Challenge:
Print the material below exactly as it stands, please, from its first line to the line holding "edgecolor='black', linewidth=1.5))", with no pictures.

============

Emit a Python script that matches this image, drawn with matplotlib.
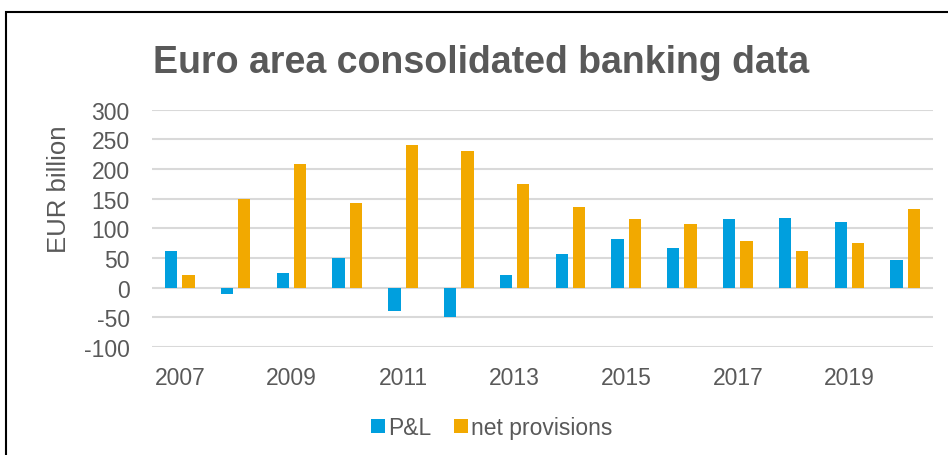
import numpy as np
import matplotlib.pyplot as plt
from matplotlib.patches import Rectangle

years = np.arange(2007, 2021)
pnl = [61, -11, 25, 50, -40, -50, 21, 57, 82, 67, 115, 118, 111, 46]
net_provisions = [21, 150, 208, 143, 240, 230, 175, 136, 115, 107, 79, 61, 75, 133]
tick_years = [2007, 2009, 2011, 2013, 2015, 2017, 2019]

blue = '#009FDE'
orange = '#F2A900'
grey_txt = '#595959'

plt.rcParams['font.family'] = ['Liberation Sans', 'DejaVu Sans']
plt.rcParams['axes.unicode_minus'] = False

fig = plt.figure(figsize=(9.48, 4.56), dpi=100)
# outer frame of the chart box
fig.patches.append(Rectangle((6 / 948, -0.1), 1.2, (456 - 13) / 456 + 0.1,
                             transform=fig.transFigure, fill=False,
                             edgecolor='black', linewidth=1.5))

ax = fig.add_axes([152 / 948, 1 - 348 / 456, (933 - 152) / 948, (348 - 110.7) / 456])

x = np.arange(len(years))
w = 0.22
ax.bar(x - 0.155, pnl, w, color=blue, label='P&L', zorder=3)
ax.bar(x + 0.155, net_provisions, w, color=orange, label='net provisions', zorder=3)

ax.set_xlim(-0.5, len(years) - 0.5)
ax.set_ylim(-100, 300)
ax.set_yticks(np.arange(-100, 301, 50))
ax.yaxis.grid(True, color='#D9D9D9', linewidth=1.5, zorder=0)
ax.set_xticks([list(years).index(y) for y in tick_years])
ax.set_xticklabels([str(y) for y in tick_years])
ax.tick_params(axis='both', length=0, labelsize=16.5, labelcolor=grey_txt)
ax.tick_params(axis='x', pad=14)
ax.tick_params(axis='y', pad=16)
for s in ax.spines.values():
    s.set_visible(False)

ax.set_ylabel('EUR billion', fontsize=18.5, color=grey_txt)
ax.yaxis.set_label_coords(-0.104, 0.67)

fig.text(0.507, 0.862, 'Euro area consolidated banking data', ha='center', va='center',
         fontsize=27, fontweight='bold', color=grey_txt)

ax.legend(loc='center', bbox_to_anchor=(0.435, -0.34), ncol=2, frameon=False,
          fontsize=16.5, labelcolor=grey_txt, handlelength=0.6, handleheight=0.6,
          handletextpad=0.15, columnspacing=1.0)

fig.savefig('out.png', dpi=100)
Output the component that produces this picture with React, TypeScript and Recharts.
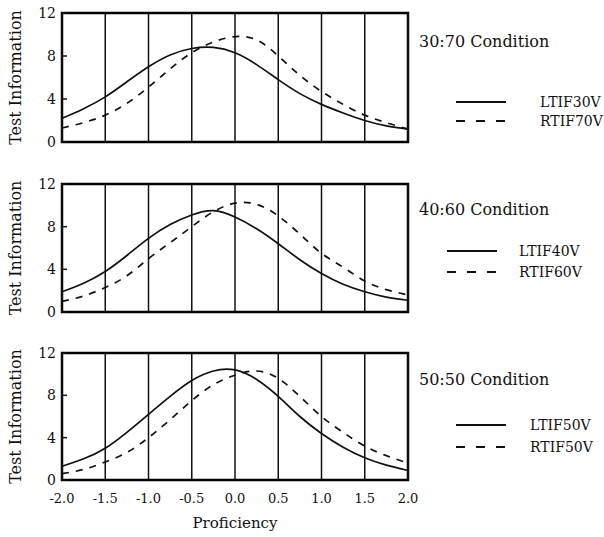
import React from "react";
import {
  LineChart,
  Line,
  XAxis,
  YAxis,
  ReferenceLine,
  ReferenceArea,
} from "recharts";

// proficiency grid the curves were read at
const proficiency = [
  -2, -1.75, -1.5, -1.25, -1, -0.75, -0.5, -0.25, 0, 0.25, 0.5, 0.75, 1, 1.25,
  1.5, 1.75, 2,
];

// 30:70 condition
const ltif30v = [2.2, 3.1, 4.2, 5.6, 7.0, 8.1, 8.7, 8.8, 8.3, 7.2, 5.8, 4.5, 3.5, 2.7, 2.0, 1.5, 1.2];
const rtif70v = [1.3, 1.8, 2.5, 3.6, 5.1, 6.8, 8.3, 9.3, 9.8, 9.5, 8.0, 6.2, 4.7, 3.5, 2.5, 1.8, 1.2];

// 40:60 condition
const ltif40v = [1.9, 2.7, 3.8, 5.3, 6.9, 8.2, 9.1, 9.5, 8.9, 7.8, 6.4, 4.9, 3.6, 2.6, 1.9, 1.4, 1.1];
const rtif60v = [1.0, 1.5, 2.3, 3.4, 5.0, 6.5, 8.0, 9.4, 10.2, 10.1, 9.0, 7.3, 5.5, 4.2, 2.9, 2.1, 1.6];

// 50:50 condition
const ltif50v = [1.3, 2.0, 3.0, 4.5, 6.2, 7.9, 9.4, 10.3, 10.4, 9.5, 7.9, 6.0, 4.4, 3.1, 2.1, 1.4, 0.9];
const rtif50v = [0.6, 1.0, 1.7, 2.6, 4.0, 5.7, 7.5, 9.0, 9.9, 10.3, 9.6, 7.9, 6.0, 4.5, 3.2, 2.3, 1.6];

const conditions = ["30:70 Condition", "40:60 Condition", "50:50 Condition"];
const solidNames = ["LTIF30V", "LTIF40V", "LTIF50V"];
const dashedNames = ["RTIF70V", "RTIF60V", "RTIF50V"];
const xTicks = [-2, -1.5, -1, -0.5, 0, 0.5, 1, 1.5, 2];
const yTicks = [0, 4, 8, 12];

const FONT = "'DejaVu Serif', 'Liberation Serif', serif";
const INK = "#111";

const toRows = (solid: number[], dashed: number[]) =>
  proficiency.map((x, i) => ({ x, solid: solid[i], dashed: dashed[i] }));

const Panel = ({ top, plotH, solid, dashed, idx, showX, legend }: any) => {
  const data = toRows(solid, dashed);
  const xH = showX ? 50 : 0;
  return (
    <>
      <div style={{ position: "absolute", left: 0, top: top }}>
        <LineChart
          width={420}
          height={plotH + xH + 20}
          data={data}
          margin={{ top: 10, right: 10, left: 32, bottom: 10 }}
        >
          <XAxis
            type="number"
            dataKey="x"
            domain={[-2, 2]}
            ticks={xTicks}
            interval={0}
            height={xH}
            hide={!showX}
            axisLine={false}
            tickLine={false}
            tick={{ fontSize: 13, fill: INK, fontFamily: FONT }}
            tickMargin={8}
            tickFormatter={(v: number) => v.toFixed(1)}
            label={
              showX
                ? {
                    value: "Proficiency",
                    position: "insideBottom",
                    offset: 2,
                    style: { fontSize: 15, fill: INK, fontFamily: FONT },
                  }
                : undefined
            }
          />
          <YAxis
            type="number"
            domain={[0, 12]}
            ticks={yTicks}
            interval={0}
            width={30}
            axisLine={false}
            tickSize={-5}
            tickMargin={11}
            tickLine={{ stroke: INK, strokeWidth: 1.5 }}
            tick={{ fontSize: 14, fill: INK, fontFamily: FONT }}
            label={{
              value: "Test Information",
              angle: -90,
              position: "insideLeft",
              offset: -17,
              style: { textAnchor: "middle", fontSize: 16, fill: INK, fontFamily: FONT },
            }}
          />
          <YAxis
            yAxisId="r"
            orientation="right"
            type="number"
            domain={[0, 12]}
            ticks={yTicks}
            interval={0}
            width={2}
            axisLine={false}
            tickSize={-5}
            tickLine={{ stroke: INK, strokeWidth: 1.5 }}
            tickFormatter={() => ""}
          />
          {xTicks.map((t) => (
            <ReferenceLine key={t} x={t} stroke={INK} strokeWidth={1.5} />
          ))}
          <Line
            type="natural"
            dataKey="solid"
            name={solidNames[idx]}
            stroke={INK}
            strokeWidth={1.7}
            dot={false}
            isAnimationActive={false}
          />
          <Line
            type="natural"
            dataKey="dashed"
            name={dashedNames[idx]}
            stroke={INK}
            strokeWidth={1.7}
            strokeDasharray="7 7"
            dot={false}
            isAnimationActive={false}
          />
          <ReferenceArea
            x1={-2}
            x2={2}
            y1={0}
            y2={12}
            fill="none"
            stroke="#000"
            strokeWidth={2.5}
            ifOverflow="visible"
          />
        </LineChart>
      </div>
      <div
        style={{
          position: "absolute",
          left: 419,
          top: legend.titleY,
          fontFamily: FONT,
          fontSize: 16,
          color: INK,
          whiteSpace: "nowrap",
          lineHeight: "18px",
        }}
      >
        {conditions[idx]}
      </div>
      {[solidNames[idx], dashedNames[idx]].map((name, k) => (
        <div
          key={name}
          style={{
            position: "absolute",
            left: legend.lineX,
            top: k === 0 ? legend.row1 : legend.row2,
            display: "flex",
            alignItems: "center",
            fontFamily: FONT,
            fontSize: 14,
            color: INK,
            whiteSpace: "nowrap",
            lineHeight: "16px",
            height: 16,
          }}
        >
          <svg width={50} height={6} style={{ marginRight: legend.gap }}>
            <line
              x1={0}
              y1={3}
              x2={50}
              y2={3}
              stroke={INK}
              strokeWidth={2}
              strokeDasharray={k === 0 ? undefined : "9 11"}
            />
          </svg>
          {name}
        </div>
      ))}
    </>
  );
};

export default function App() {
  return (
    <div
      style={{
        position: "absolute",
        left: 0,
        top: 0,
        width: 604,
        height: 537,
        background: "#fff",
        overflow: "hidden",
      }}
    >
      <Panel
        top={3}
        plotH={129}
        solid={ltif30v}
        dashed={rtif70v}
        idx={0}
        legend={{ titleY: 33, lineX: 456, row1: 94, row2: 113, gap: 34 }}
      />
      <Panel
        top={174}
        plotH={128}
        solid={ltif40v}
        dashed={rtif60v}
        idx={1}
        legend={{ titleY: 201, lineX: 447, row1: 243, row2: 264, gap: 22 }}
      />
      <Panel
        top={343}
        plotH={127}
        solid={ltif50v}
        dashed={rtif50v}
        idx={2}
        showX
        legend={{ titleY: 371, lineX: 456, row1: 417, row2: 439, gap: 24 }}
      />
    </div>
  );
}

============

Task result:
Emit a Python script that matches this image, drawn with matplotlib.
import numpy as np
import matplotlib.pyplot as plt
from matplotlib.patches import Rectangle

years = np.arange(2007, 2021)
pnl = [61, -11, 25, 50, -40, -50, 21, 57, 82, 67, 115, 118, 111, 46]
net_provisions = [21, 150, 208, 143, 240, 230, 175, 136, 115, 107, 79, 61, 75, 133]
tick_years = [2007, 2009, 2011, 2013, 2015, 2017, 2019]

blue = '#009FDE'
orange = '#F2A900'
grey_txt = '#595959'

plt.rcParams['font.family'] = ['Liberation Sans', 'DejaVu Sans']
plt.rcParams['axes.unicode_minus'] = False

fig = plt.figure(figsize=(9.48, 4.56), dpi=100)
# outer frame of the chart box
fig.patches.append(Rectangle((6 / 948, -0.1), 1.2, (456 - 13) / 456 + 0.1,
                             transform=fig.transFigure, fill=False,
                             edgecolor='black', linewidth=1.5))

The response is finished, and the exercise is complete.